> **Short problem**:
Start at the line where "Emit a Python script that matches this image, drawn with seaborn" appears and end at the line where "from matplotlib.ticker import MultipleLocator" appears; repeat those lines exactly, both ends included, leaving pictures behind.

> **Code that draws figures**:

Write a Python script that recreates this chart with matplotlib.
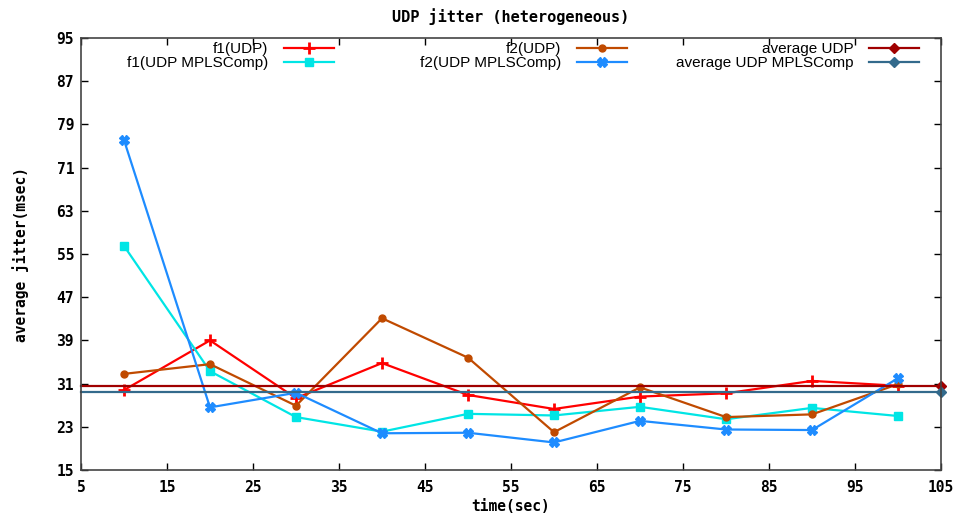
import matplotlib
matplotlib.use("Agg")
import matplotlib.pyplot as plt
from matplotlib.font_manager import FontProperties
import numpy as np

time_sec = [10, 20, 30, 40, 50, 60, 70, 80, 90, 100]
f1_udp = [29.8, 39.0, 28.3, 34.8, 28.9, 26.3, 28.6, 29.2, 31.5, 30.6]
f2_udp = [32.8, 34.6, 26.9, 43.1, 35.8, 22.0, 30.3, 24.8, 25.3, 30.9]
f1_mpls = [56.5, 33.3, 24.8, 22.1, 25.4, 25.1, 26.7, 24.4, 26.5, 25.0]
f2_mpls = [76.1, 26.6, 29.3, 21.8, 21.9, 20.1, 24.1, 22.5, 22.4, 32.0]
avg_udp = 30.6
avg_mpls = 29.4

x_ticks = np.arange(5, 106, 10)
y_ticks = np.arange(15, 96, 8)

mono = {"family": "DejaVu Sans Mono", "weight": "bold", "size": 10.5}

fig = plt.figure(figsize=(9.63, 5.13), dpi=100)
ax = fig.add_axes([81 / 963, 43 / 513, 860 / 963, 432 / 513])

l1, = ax.plot(time_sec, f1_udp, color="#ff0000", lw=1.6, marker="+", ms=8,
              mew=2, label="f1(UDP)")
l2, = ax.plot(time_sec, f1_mpls, color="#00e5e5", lw=1.6, marker="s", ms=6,
              label="f1(UDP MPLSComp)")
l3, = ax.plot(time_sec, f2_udp, color="#c04a00", lw=1.6, marker="o", ms=5,
              label="f2(UDP)")
l4, = ax.plot(time_sec, f2_mpls, color="#1e8cff", lw=1.6, marker="X", ms=7,
              label="f2(UDP MPLSComp)")
# averages run across the whole range, marker only at the right edge
l5, = ax.plot([5, 105], [avg_udp, avg_udp], color="#a00000", lw=1.6,
              marker="D", ms=5, markevery=[1], label="average UDP",
              clip_on=False)
l6, = ax.plot([5, 105], [avg_mpls, avg_mpls], color="#336a8c", lw=1.6,
              marker="D", ms=5, markevery=[1], label="average UDP MPLSComp",
              clip_on=False)

ax.set_xlim(5, 105)
ax.set_ylim(15, 95)
ax.set_xticks(x_ticks)
ax.set_yticks(y_ticks)
ax.tick_params(direction="in", length=5, top=True, right=True, width=1)
ax.tick_params(axis="x", pad=7)
ax.tick_params(axis="y", pad=5)
for lbl in ax.get_xticklabels() + ax.get_yticklabels():
    lbl.set_fontproperties(FontProperties(**mono))
for s in ax.spines.values():
    s.set_linewidth(1.2)
    s.set_color("#444444")

ax.set_title("UDP jitter (heterogeneous)", fontdict=dict(mono, size=11), pad=11.5)
ax.set_xlabel("time(sec)", fontdict=mono, labelpad=3)
ax.set_ylabel("average jitter(msec)", fontdict=mono, labelpad=20)

# gnuplot-style key: three equal columns, text right-aligned before the sample
for pair, right_px in [((l1, l2), 334), ((l3, l4), 627), ((l5, l6), 919)]:
    leg = fig.legend(pair, [p.get_label() for p in pair],
                     loc="upper right",
                     bbox_to_anchor=(right_px / 963, 1 - 42 / 513),
                     frameon=False, markerfirst=False, handlelength=3.3,
                     handletextpad=1.0, labelspacing=0.0, borderpad=0.0,
                     borderaxespad=0.0,
                     prop={"family": "Liberation Sans", "size": 11})
    leg._legend_box.get_children()[1].align = "right"
    for vp in leg._legend_box.get_children()[1].get_children():
        vp.align = "right"

fig.savefig("out.png", dpi=100)
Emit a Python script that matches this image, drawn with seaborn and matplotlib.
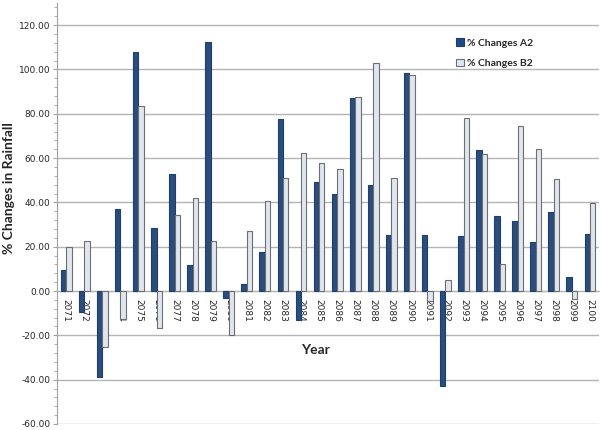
import matplotlib
matplotlib.use("Agg")
import matplotlib.pyplot as plt
import numpy as np
import pandas as pd
import seaborn as sns
from matplotlib.ticker import MultipleLocator

years = [str(y) for y in range(2071, 2101)]
changes_a2 = [9.7, -9.5, -38.8, 37.0, 108.0, 28.3, 53.0, 11.8, 112.5, -3.0,
              3.3, 17.8, 77.8, -13.0, 49.2, 43.9, 87.1, 48.0, 25.3, 98.2,
              25.5, -42.9, 25.0, 63.6, 34.0, 31.5, 22.0, 35.8, 6.3, 25.6]
changes_b2 = [19.8, 22.7, -25.2, -12.5, 83.5, -16.5, 34.5, 42.0, 22.7, -20.0,
              27.0, 40.6, 51.2, 62.1, 57.7, 55.3, 87.7, 103.0, 51.1, 97.3,
              -4.5, 5.2, 78.2, 61.7, 12.2, 74.3, 64.0, 50.4, -3.5, 39.6]
series_names = ["% Changes A2", "% Changes B2"]

df = pd.DataFrame({
    "Year": years * 2,
    "value": changes_a2 + changes_b2,
    "series": [series_names[0]] * len(years) + [series_names[1]] * len(years),
})

sns.set_style("white")
plt.rcParams["font.family"] = ["DejaVu Sans"]

fig = plt.figure(figsize=(6.02, 4.30), dpi=100)
ax = fig.add_axes([0.095, 0.014, 0.9, 0.979])

face = {series_names[0]: "#1f4a86", series_names[1]: "#dce6f3"}
edge = {series_names[0]: "#1a3f73", series_names[1]: "#6e6e6e"}

sns.barplot(data=df, x="Year", y="value", hue="series", palette=face,
            width=0.6, ax=ax, legend=False, zorder=3)
for cont, name in zip(ax.containers, series_names):
    for bar in cont:
        bar.set_edgecolor(edge[name])
        bar.set_linewidth(0.8)

ax.set_ylim(-60, 130)
ax.set_xlim(-0.5, len(years) - 0.5)
ax.yaxis.set_minor_locator(MultipleLocator(4))
ax.set_yticks(np.arange(-60, 121, 20))
ax.set_yticklabels([f"{v:.2f}" for v in np.arange(-60, 121, 20)], fontsize=6.5)
ax.yaxis.grid(True, color="#b4b4b4", linewidth=1.0, zorder=0)
ax.set_axisbelow(True)

for s in ["top", "right"]:
    ax.spines[s].set_visible(False)
ax.spines["left"].set_color("#a0a0a0")
ax.spines["bottom"].set_position(("data", 0))
ax.spines["bottom"].set_color("#b4b4b4")
ax.tick_params(axis="y", which="both", left=True, length=3, color="#a0a0a0", pad=2)
ax.tick_params(axis="y", which="minor", length=2)
ax.tick_params(axis="x", bottom=False, pad=2)
ax.set_xticks(range(len(years)))
ax.set_xticklabels(years, rotation=270, fontsize=6.5)

ax.set_ylabel("% Changes in Rainfall", fontsize=10, fontweight="bold", family="Lato")
ax.yaxis.set_label_coords(-0.078, 0.56)
ax.set_xlabel("Year", fontsize=10, fontweight="bold", family="Lato")
ax.xaxis.set_label_coords(0.477, 0.19)

handles = [plt.Rectangle((0, 0), 1, 1, facecolor=face[n], edgecolor=edge[n], linewidth=0.8)
           for n in series_names]
ax.legend(handles, series_names, loc="upper left", bbox_to_anchor=(0.718, 0.938),
          frameon=False, handlelength=0.8, handleheight=0.8,
          handletextpad=0.3, labelspacing=1.0,
          prop={"weight": "bold", "size": 7.5, "family": "Lato"})

fig.savefig("out.png", dpi=100)
plt.close(fig)
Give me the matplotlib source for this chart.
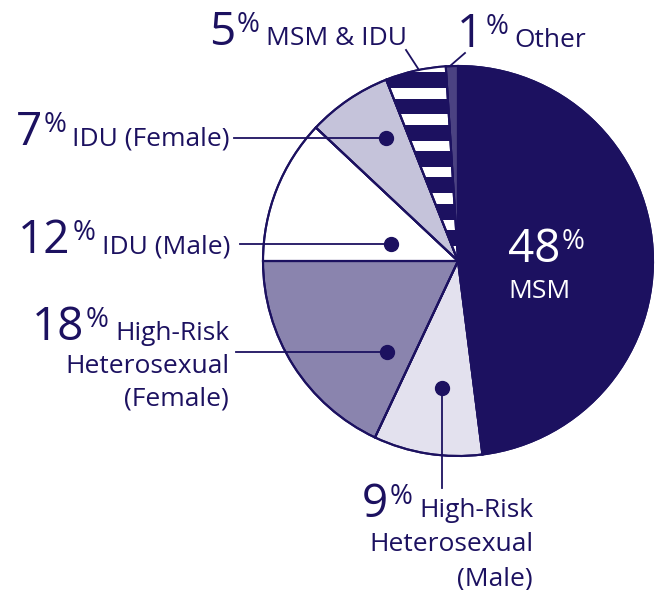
import matplotlib.pyplot as plt
from matplotlib.patches import Rectangle, Wedge
import numpy as np

plt.rcParams['font.family'] = ['Open Sans', 'DejaVu Sans']

# данные
categories = ['MSM', 'High-Risk Heterosexual (Male)', 'High-Risk Heterosexual (Female)',
              'IDU (Male)', 'IDU (Female)', 'MSM & IDU', 'Other']
values = [48, 9, 18, 12, 7, 5, 1]
label_lines = [['MSM'], ['High-Risk', 'Heterosexual', '(Male)'],
               ['High-Risk', 'Heterosexual', '(Female)'],
               ['IDU (Male)'], ['IDU (Female)'], ['MSM & IDU'], ['Other']]
colors = ['#1c1160', '#e3e1ee', '#8a84ae', '#ffffff', '#c5c3da', '#1c1160', '#4b4282']

NAVY = '#1c1160'
CX, CY, R = 458, 261, 195

fig = plt.figure(figsize=(6.59, 5.90), dpi=100)
ax = fig.add_axes([0, 0, 1, 1])

wedges, _ = ax.pie(values, colors=colors, startangle=-90, counterclock=True,
                   center=(CX, CY), radius=R,
                   wedgeprops=dict(edgecolor=NAVY, linewidth=1.5))
ax.set_xlim(0, 659)
ax.set_ylim(590, 0)
ax.set_aspect('equal')
ax.axis('off')

# полосы в секторе MSM & IDU
striped = wedges[5]
for k in range(-1, 8):
    r = Rectangle((CX - 90, 88 + 26.3 * k), 100, 10.5, facecolor='white',
                  edgecolor='none', zorder=2)
    ax.add_patch(r)
    r.set_clip_path(striped)

# контуры поверх полос
for w in wedges:
    ax.add_patch(Wedge(w.center, w.r, w.theta1, w.theta2, fill=False,
                       edgecolor=NAVY, linewidth=1.5, zorder=3))

# точки и выноски: (индекс, угол, радиус, конец линии)
dots = [(4, 120.3, 142, ('h', 234)),
        (3, 165.8, 69, ('h', 240)),
        (2, 232.0, 115, ('h', 236)),
        (1, 263.0, 128, ('v', 488))]
for i, ang, rr, (kind, end) in dots:
    x = CX + rr * np.cos(np.radians(ang))
    y = CY - rr * np.sin(np.radians(ang))
    if kind == 'h':
        ax.plot([end, x], [y, y], color=NAVY, lw=1.3, zorder=4)
    else:
        ax.plot([x, x], [y, end], color=NAVY, lw=1.3, zorder=4)
    ax.plot(x, y, 'o', color=NAVY, ms=10, zorder=5)

ax.plot([406, 419], [50, 70], color=NAVY, lw=1.3)
ax.plot([465, 450], [53, 66], color=NAVY, lw=1.3)

fig.canvas.draw()
renderer = fig.canvas.get_renderer()
inv = ax.transData.inverted()

NUM_SIZE = 33
LAB_SIZE = 19
PCT_SIZE = 20


def left_of(t):
    bb = t.get_window_extent(renderer)
    return inv.transform((bb.x0, bb.y0))[0]


def put_label(idx, right_x, base_y, gap=33, color=NAVY):
    lines = label_lines[idx]
    first = None
    for j, line in enumerate(lines):
        t = ax.text(right_x, base_y + j * gap, line, ha='right', va='baseline',
                    fontsize=LAB_SIZE, color=color)
        if first is None:
            first = t
    x0 = left_of(first) - 6
    pc = ax.text(x0, base_y - 13, '%', ha='right', va='baseline',
                 fontsize=PCT_SIZE, color=color)
    x1 = left_of(pc) - 2
    ax.text(x1, base_y, str(values[idx]), ha='right', va='baseline',
            fontsize=NUM_SIZE, color=color)


put_label(5, 407, 45)
put_label(6, 586, 47)
put_label(4, 230, 145)
put_label(3, 230, 253)
put_label(2, 229, 340)
put_label(1, 533, 517, gap=34)

# подпись внутри MSM
ax.text(560, 262, str(values[0]), ha='right', va='baseline',
        fontsize=NUM_SIZE, color='white')
ax.text(562, 249, '%', ha='left', va='baseline', fontsize=PCT_SIZE, color='white')
ax.text(508, 298, label_lines[0][0], ha='left', va='baseline',
        fontsize=LAB_SIZE, color='white')

plt.savefig('out.png', dpi=100)
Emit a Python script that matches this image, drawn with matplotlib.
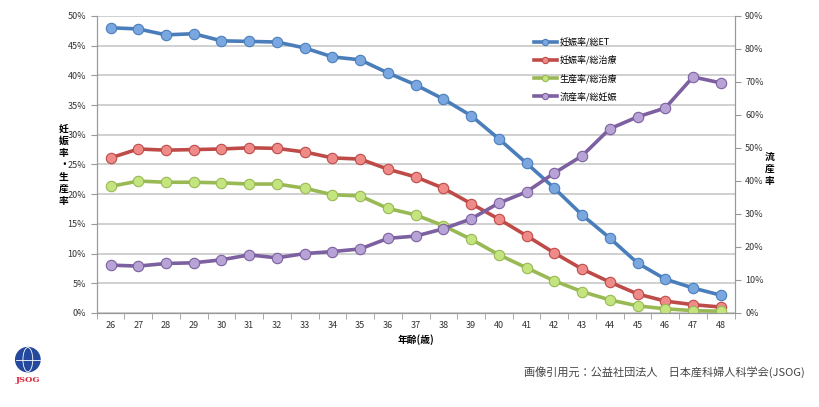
import matplotlib
matplotlib.use("Agg")
from matplotlib import pyplot as plt
from matplotlib.patches import Circle, Ellipse
from matplotlib.ticker import FuncFormatter, MultipleLocator

plt.rcParams['font.family'] = ['Noto Sans CJK JP', 'DejaVu Sans']

ages = list(range(26, 49))
preg_et = [48.0, 47.8, 46.8, 47.0, 45.8, 45.7, 45.6, 44.6, 43.1, 42.6, 40.4, 38.4,
           36.0, 33.2, 29.3, 25.2, 21.0, 16.5, 12.6, 8.4, 5.7, 4.2, 3.0]
preg_tx = [26.1, 27.6, 27.4, 27.5, 27.6, 27.8, 27.7, 27.1, 26.1, 25.9, 24.2, 22.9,
           21.0, 18.4, 15.8, 13.0, 10.1, 7.4, 5.2, 3.2, 2.0, 1.4, 1.0]
birth_tx = [21.3, 22.2, 22.0, 22.0, 21.9, 21.7, 21.7, 21.0, 19.9, 19.7, 17.6, 16.5,
            14.7, 12.4, 9.8, 7.6, 5.4, 3.6, 2.2, 1.2, 0.7, 0.4, 0.3]
misc_preg = [14.5, 14.2, 15.0, 15.2, 16.1, 17.6, 16.7, 18.0, 18.6, 19.4, 22.6, 23.3,
             25.5, 28.5, 33.3, 36.7, 42.4, 47.6, 55.8, 59.4, 62.1, 71.5, 69.7]

names = ["妊娠率/総ET", "妊娠率/総治療", "生産率/総治療", "流産率/総妊娠"]
line_cols = ["#4A7EBB", "#BE4B48", "#98B954", "#7D60A0"]
mark_cols = ["#7BA7E0", "#EE8A87", "#C3E47E", "#B7A3D6"]

fig = plt.figure(figsize=(8.19, 4.07), dpi=100)
ax = fig.add_axes([0.118, 0.231, 0.779, 0.730])
ax2 = ax.twinx()

x = list(range(len(ages)))
handles = []
for i, ys in enumerate([preg_et, preg_tx, birth_tx]):
    h, = ax.plot(x, ys, color=line_cols[i], lw=2.6, marker="o", ms=7.5,
                 mfc=mark_cols[i], mec=line_cols[i], mew=0.8, zorder=3)
    handles.append(h)
h, = ax2.plot(x, misc_preg, color=line_cols[3], lw=2.6, marker="o", ms=7.5,
              mfc=mark_cols[3], mec=line_cols[3], mew=0.8, zorder=3)
handles.append(h)

ax.set_xlim(-0.5, len(ages) - 0.5)
ax.set_ylim(0, 50)
ax2.set_ylim(0, 90)
ax.yaxis.set_major_locator(MultipleLocator(5))
ax2.yaxis.set_major_locator(MultipleLocator(10))
pct = FuncFormatter(lambda v, p: f"{v:.0f}%")
ax.yaxis.set_major_formatter(pct)
ax2.yaxis.set_major_formatter(pct)
ax.grid(axis="y", color="#C8C8C8", lw=1.2)
ax.set_axisbelow(True)

ax.set_xticks(x)
ax.set_xticklabels([str(a) for a in ages])
ax.set_xticks([v - 0.5 for v in range(len(ages) + 1)], minor=True)
ax.tick_params(axis="x", which="major", length=0, labelsize=6.5, colors="#333333", pad=6)
ax.tick_params(axis="x", which="minor", length=4, color="#999999")
ax.tick_params(axis="y", labelsize=6.5, colors="#333333", length=4, color="#999999")
ax2.tick_params(axis="y", labelsize=6.5, colors="#333333", length=4, color="#999999")

for a in (ax, ax2):
    a.spines["top"].set_visible(False)
    for s in ("left", "right", "bottom"):
        a.spines[s].set_color("#999999")

ax.set_xlabel("年齢(歳)", fontsize=7, fontweight="bold", labelpad=3)
fig.text(0.078, 0.595, "妊\n娠\n率\n・\n生\n産\n率", fontsize=7, fontweight="bold",
         ha="center", va="center", linespacing=1.25)
fig.text(0.940, 0.585, "流\n産\n率", fontsize=7, fontweight="bold",
         ha="center", va="center", linespacing=1.25)

leg = ax.legend(handles, names, loc="upper left", bbox_to_anchor=(0.673, 0.955),
                frameon=False, fontsize=6.5, handlelength=2.5, labelspacing=0.95,
                handletextpad=0.3, markerscale=0.6)

# caption and logo
fig.text(0.983, 0.085, "画像引用元：公益社団法人　日本産科婦人科学会(JSOG)", fontsize=8,
         color="#444444", ha="right", va="center")
lax = fig.add_axes([0.010, 0.03, 0.048, 0.12])
lax.set_xlim(-1, 1)
lax.set_ylim(-1.5, 1)
lax.axis("off")
lax.add_patch(Circle((0, 0.3), 0.62, color="#23489C"))
lax.add_patch(Ellipse((0, 0.3), 0.5, 1.24, fill=False, ec="white", lw=0.6))
lax.plot([-0.62, 0.62], [0.3, 0.3], color="white", lw=0.6)
lax.text(0, -0.75, "JSOG", color="#D8283C", fontsize=6, fontweight="bold",
         ha="center", va="center", family="DejaVu Serif")

fig.savefig("out.png", dpi=100)
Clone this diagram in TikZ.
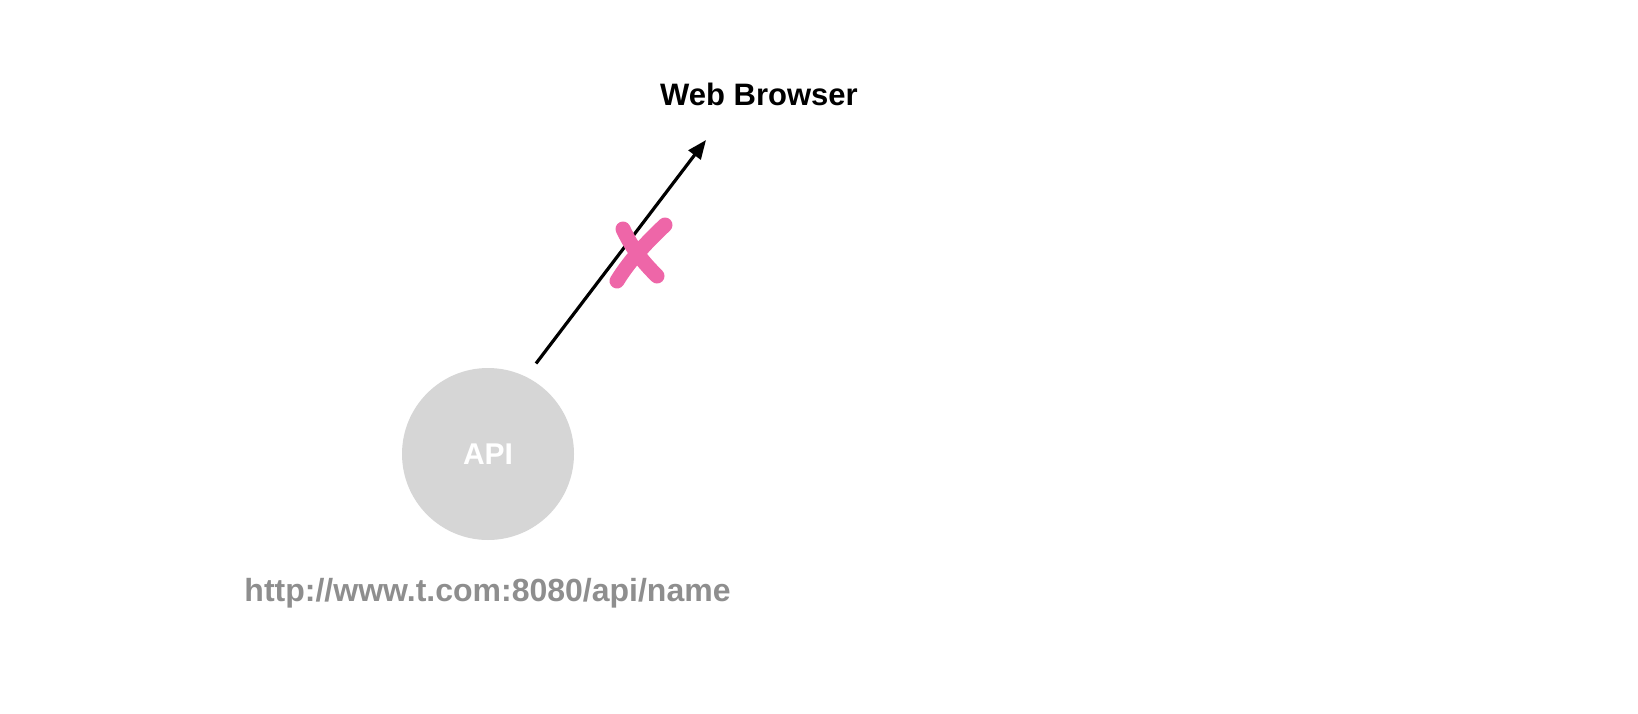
\documentclass[tikz,border=0pt]{standalone}
\usepackage{fontspec}
\setmainfont{Liberation Sans}
\usetikzlibrary{arrows.meta}
\definecolor{circlegray}{RGB}{214,214,214}
\definecolor{urlgray}{RGB}{142,142,142}
\definecolor{xpink}{RGB}{238,102,168}
\tikzset{
  lbl/.style={font=\bfseries\fontsize{31}{36}\selectfont, inner sep=0pt},
  urllbl/.style={font=\bfseries\fontsize{32}{36}\selectfont, inner sep=0pt, text=urlgray},
  apinode/.style={circle, fill=circlegray, minimum size=172pt, inner sep=0pt, text=white, font=\bfseries\fontsize{30}{36}\selectfont},
  conn/.style={line width=3.2pt, -{Triangle[length=19pt,width=15pt]}},
  xstroke/.style={xpink, line width=15pt, line cap=round}
}
\begin{document}
\begin{tikzpicture}[x=1pt,y=-1pt]
\useasboundingbox (0,0) rectangle (1638,714);
\node[apinode] (api) at (488,454) {API};
\node[lbl, anchor=base] (web) at (759,106) {Web Browser};
\node[urllbl, anchor=base] (url) at (487.5,601) {http://www.t.com:8080/api/name};
\coordinate (s) at (536,363.5);
\coordinate (t) at (706,140);
\draw[conn] (s) -- (t);
\coordinate (x1a) at (623,229);
\coordinate (x1b) at (657,276);
\coordinate (x2a) at (665,225);
\coordinate (x2b) at (617,281);
\draw[xstroke] (x1a) .. controls (633,250) and (643,262) .. (x1b);
\draw[xstroke] (x2a) .. controls (646,243) and (630,260) .. (x2b);
\end{tikzpicture}
\end{document}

> **Result of the task**:
Emit a Python script that matches this image, drawn with seaborn and matplotlib.
import matplotlib
matplotlib.use("Agg")
import matplotlib.pyplot as plt
import numpy as np
import pandas as pd
import seaborn as sns
from matplotlib.ticker import MultipleLocator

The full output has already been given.